_Written problem_
Repeat the material exactly from its first line to the line that includes "import seaborn as sns". Skip pictures.

_Provided data_
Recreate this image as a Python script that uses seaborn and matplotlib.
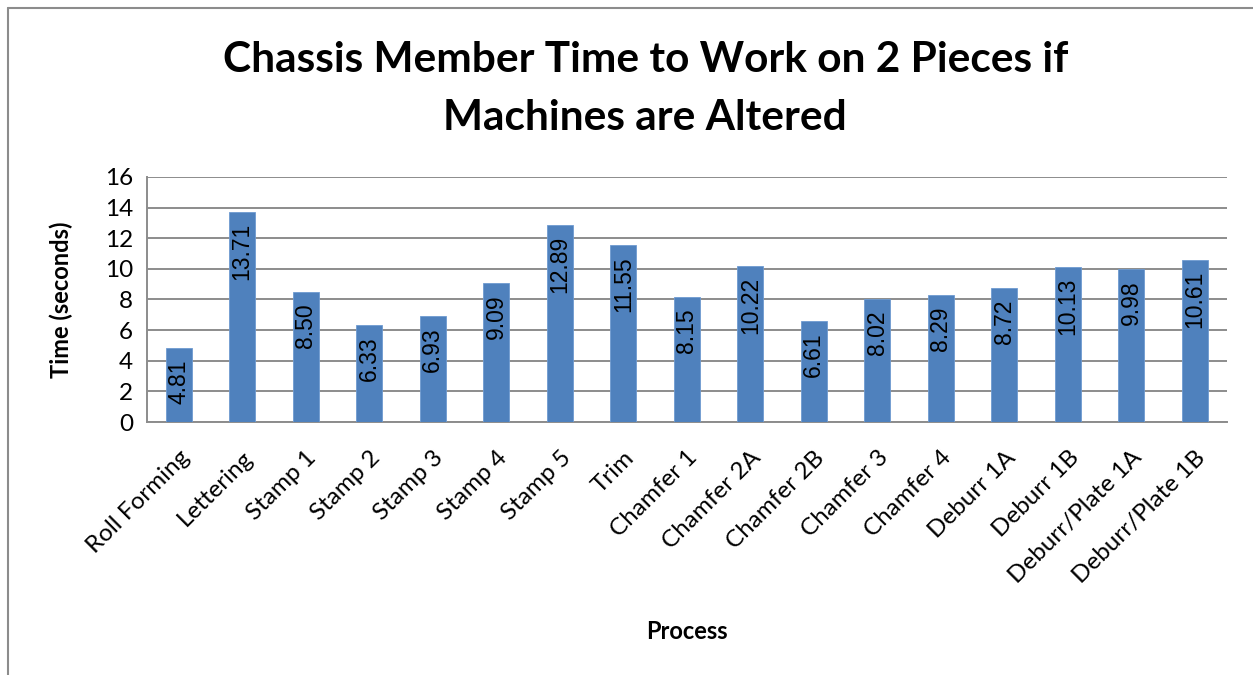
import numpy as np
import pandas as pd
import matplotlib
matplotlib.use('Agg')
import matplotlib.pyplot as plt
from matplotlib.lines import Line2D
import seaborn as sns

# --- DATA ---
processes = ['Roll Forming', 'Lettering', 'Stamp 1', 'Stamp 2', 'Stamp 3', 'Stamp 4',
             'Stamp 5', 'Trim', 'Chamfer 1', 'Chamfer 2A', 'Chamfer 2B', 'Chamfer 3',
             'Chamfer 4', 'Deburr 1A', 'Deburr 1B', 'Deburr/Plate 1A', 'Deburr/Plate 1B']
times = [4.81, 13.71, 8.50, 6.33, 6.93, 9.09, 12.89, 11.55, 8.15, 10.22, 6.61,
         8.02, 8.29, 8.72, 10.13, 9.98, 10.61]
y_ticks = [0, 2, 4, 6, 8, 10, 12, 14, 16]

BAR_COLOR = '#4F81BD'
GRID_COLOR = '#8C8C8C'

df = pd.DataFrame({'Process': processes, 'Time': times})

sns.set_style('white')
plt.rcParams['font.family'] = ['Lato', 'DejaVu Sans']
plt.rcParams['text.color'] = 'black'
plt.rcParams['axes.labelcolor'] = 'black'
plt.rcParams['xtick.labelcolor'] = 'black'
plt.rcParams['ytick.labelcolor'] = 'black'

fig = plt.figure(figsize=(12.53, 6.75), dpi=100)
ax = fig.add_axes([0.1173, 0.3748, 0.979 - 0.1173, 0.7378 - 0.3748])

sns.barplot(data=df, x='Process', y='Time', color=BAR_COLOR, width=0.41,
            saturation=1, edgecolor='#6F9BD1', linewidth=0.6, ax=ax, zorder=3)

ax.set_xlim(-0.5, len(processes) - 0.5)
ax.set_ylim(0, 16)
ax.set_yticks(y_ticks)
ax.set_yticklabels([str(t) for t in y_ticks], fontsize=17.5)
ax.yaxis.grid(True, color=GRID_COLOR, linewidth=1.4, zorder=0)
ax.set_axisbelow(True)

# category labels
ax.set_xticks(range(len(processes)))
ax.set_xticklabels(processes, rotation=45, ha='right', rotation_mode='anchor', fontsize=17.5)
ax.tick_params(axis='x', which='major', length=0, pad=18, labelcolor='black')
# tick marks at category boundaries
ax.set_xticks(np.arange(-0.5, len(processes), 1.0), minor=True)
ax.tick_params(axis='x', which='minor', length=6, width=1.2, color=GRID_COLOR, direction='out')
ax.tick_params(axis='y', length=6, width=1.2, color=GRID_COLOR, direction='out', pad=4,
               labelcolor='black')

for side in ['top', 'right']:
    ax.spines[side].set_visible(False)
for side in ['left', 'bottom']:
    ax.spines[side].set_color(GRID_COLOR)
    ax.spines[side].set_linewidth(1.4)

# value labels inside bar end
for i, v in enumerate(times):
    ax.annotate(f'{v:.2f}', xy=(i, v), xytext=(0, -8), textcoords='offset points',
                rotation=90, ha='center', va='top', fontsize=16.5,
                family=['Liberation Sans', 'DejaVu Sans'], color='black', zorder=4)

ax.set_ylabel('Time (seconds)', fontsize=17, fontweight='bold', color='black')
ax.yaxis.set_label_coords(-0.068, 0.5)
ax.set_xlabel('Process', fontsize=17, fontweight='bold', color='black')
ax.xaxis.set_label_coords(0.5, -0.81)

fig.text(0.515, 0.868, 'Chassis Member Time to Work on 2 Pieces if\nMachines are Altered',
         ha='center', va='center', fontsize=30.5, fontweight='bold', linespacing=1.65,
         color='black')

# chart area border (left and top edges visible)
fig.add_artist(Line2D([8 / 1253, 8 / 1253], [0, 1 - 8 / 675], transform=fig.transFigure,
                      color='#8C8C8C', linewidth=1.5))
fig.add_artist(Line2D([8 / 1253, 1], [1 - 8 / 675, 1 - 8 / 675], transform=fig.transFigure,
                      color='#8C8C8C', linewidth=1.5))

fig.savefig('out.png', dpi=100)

_Task response_
Recreate this image as a Python script that uses seaborn and matplotlib.
import numpy as np
import pandas as pd
import matplotlib
matplotlib.use('Agg')
import matplotlib.pyplot as plt
from matplotlib.lines import Line2D
import seaborn as sns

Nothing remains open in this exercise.